Gran Galà del Premio Illasi con un fuori programma che ha movimentato la scena prenatalizia e
l’atmosfera di buoni sentimenti che di solito accompagna questo genere di manifestazioni, quando vengono premiati cittadini illustri per meriti culturali, sportivi o imprenditoriali o coppie che hanno passato il mezzo secolo di vita matrimoniale.
Quand’è stato il turno di Alberto Fabris per ritirare la busta del premio con 200 euro e il diploma di encomio per il massimo dei voti conseguito alla maturità classica, questi ha preso la parola ringraziando l’amministrazione.

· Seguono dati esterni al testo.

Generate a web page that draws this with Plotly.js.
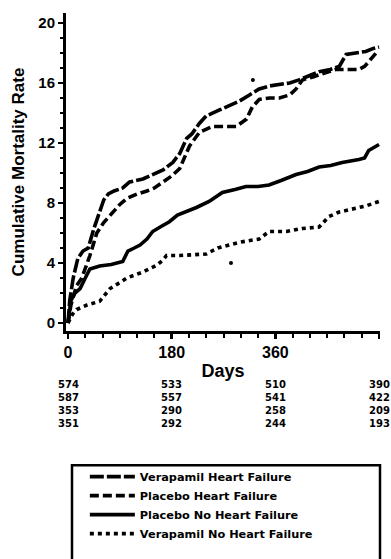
<!DOCTYPE html>
<html><head><meta charset="utf-8">
<script src="https://cdn.plot.ly/plotly-3.0.1.min.js"></script>
<style>html,body{margin:0;padding:0;background:#fff}</style>
</head><body><div id="chart" style="width:391px;height:559px"></div>
<script>
// ---- data ----
const seriesNames = ["Verapamil Heart Failure", "Placebo Heart Failure", "Placebo No Heart Failure", "Verapamil No Heart Failure"];

const verHFDays = [0,3,9,17,26,35,45,55,62,70,80,95,107,130,142,165,182,194,206,215,228,240,263,280,298,315,332,350,367,385,401,420,436,455,471,483,500,517,530,540];
const verHFRate = [0,1.5,3.0,4.3,4.8,5.0,6.3,7.5,8.2,8.6,8.8,9.0,9.4,9.6,9.8,10.2,10.7,11.3,12.3,12.6,13.3,13.8,14.2,14.5,14.8,15.2,15.6,15.8,15.9,16.0,16.2,16.5,16.75,16.9,17.1,17.9,18.0,18.1,18.3,18.4];

const plaHFDays = [0,5,15,24,38,50,62,78,90,102,120,137,150,165,180,194,211,228,251,270,292,310,320,332,350,367,385,396,407,425,441,465,485,505,515,522,535,540];
const plaHFRate = [0,1.2,2.5,3.0,4.5,6.0,6.7,7.4,7.9,8.3,8.6,8.8,9.0,9.4,9.8,10.3,11.8,12.7,13.1,13.1,13.1,13.6,14.4,14.9,15.0,15.0,15.2,15.6,16.2,16.4,16.6,16.9,16.9,16.9,17.1,17.4,18.0,18.1];

const plaNoHFDays = [0,5,12,21,30,38,55,75,95,104,115,125,137,147,160,176,190,205,223,245,268,290,309,330,349,370,396,416,436,456,476,505,515,522,530,540];
const plaNoHFRate = [0,1.5,2.0,2.3,3.0,3.6,3.8,3.9,4.1,4.8,5.0,5.2,5.6,6.1,6.4,6.75,7.2,7.4,7.7,8.1,8.7,8.9,9.1,9.1,9.2,9.5,9.9,10.1,10.4,10.5,10.7,10.9,11.0,11.5,11.7,11.9];

const verNoHFDays = [0,8,15,33,55,65,73,90,102,130,154,165,171,194,223,240,260,280,300,332,349,379,407,436,445,453,471,493,517,536,540];
const verNoHFRate = [0,0.6,0.9,1.2,1.45,1.9,2.3,2.7,3.0,3.4,3.85,4.2,4.5,4.5,4.6,4.6,5.0,5.2,5.4,5.6,6.1,6.1,6.3,6.4,6.8,7.1,7.4,7.6,7.8,8.05,8.1];

// stray specks printed in the original figure
const speckDays = [321, 283];
const speckRate = [16.2, 4.0];

// patients at risk
const atRiskDays = [0,180,360,540];
const atRiskVerHF = [574,533,510,390];
const atRiskPlaHF = [587,557,541,422];
const atRiskPlaNoHF = [353,290,258,209];
const atRiskVerNoHF = [351,292,244,193];

const xTicks = [0,180,360,540];
const yTicks = [0,4,8,12,16,20];

// ---- drawing ----
const FONT = "Liberation Sans, Arial, sans-serif";
const NUMFONT = "DejaVu Sans, sans-serif";
const plotTop = 13, plotBottom = 333, plotH = plotBottom - plotTop;
const py2paper = py => (plotBottom - py) / plotH;

const dashes = ["14px,3px", "9px,4px", "solid", "4px,4px"];
const xs = [verHFDays, plaHFDays, plaNoHFDays, verNoHFDays];
const ys = [verHFRate, plaHFRate, plaNoHFRate, verNoHFRate];
const traces = seriesNames.map((n, i) => ({
  type: "scatter", mode: "lines", name: n, x: xs[i], y: ys[i],
  line: {color: "#000", width: 3.6, dash: dashes[i]}
}));
traces.push({type: "scatter", mode: "markers", x: speckDays, y: speckRate, showlegend: false,
  marker: {color: "#000", size: 4}});

// one stacked label per column (rows in legend order)
const rows = [atRiskVerHF, atRiskPlaHF, atRiskPlaNoHF, atRiskVerNoHF];
const annotations = atRiskDays.map((d, ci) => ({
  xref: "x", yref: "paper", x: d, y: py2paper(406),
  xanchor: "center", yanchor: "middle", showarrow: false, align: "center",
  text: rows.map(r => String(r[ci])).join("<br>"),
  font: {family: NUMFONT, size: 10, color: "#000", weight: "bold"}
}));

const layout = {
  width: 391, height: 559,
  margin: {l: 66, r: 11, t: plotTop, b: 559 - plotBottom},
  paper_bgcolor: "#fff", plot_bgcolor: "#fff",
  showlegend: true,
  legend: {
    x: 0.06, y: py2paper(465), xanchor: "left", yanchor: "top",
    bgcolor: "rgba(0,0,0,0)", borderwidth: 0, itemwidth: 45,
    font: {family: NUMFONT, size: 11.3, color: "#000", weight: "bold"},
    tracegroupgap: 0
  },
  xaxis: {
    range: [-3.5, 541.7], tickvals: xTicks, ticktext: xTicks.map(String),
    showgrid: false, zeroline: false, showline: true, linecolor: "#000", linewidth: 3,
    ticks: "outside", ticklen: 5, tickwidth: 2.5, tickcolor: "#000",
    minor: {dtick: 30, tick0: 0, ticks: "outside", ticklen: 4, tickwidth: 2, tickcolor: "#000"},
    tickfont: {family: FONT, size: 16, color: "#000", weight: "bold"},
    title: {text: "Days", standoff: 5, font: {family: FONT, size: 18, color: "#000", weight: "bold"}},
    automargin: false, fixedrange: true
  },
  yaxis: {
    range: [-0.53, 20.66], tickvals: yTicks, ticktext: yTicks.map(String),
    showgrid: false, zeroline: false, showline: true, linecolor: "#000", linewidth: 3,
    ticks: "outside", ticklen: 5, tickwidth: 2.5, tickcolor: "#000",
    minor: {dtick: 1, tick0: 0, ticks: "outside", ticklen: 3, tickwidth: 1.5, tickcolor: "#000"},
    tickfont: {family: FONT, size: 15, color: "#000", weight: "bold"},
    title: {text: "Cumulative Mortality Rate", standoff: 10, font: {family: FONT, size: 17, color: "#000", weight: "bold"}},
    automargin: false, fixedrange: true
  },
  shapes: [{
    type: "rect", xref: "paper", yref: "paper",
    x0: (72 - 66) / 314, x1: (380 - 66) / 314,
    y0: py2paper(570), y1: py2paper(468),
    line: {color: "#000", width: 2.5}, fillcolor: "rgba(0,0,0,0)"
  }],
  annotations: annotations
};

Plotly.newPlot("chart", traces, layout, {displayModeBar: false, staticPlot: true});
</script></body></html>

«Felice di onorare il mio paese facendo del mio meglio», ha esordito, ma non ha evitato di accennare a un fatto che ha definito «gravissimo ed estremamente preoccupante».
In una delibera di giunta di ottobre, che assegnava un contributo a favore di una persona in forte stato di indigenza, gli assessori in quota alla Lega nord, Paolo Fasoli ed Elena Colognato, davano voto contrario mettendo a verbale che «l’oggetto della delibera va contro i principi morali, etici e ideologici del movimento che noi rappresentiamo» e dichiaravano di impegnarsi per un regolamento che preveda erogazione di contributi solo ai residenti a Illasi da almeno cinque anni.
«Criterio per ricevere sostentamento dunque», ha proseguito Fabris, «non sarebbe l’effettivo bisogno, ma una sintomatica “illasianità “, una discriminazione consapevolmente motivata in termini morali, etici e ideologici che ha un nome preciso: razzismo».
Disgustato dal fatto che l’amministrazione non abbia preso posizione, Fabris ha tenuto per sè solo il diploma e ha restituito al vicesindaco Bruno Zambaldo, che lo aveva premiato, la busta con il denaro, chiedendo che la cifra venga destinata alla signora in difficoltà .
Applausi hanno accolto la dichiarazione del giovane, che è tornato al suo posto, ma applausi ci sono stati anche per l’assessore Fasoli, che chiamato a sua volta a premiare altri cittadini non ha perso l’occasione di rispondere a quello che ha definito «l’amico comunista che ha trasformato un giorno di festa in un comizio».
Il sindaco Giuseppe Vezzari, a fine cerimonia, ha sottolineato il valore della famiglia, da cui nascono le eccellenze che il Comune ha premiato: «C’è stata qualche nota stonata», ha aggiunto riferendosi allo scambio Fabris-Fasoli, «perchè ci sono momenti in cui devono prevalere la concordia e la comunità viva», ha concluso interrotto dall’applauso, «e perdonate i limiti umani, ma credetemi, lavoriamo per la concordia della nostra comunità ».
Condividendo le considerazioni di Fabris, anche Mauro Marconcini, tra i premiati per un premio di poesia, si era autoescluso comunicandolo con una lettera al sindaco in cui riteneva prematuro il riconoscimento per la sua carriera di poeta.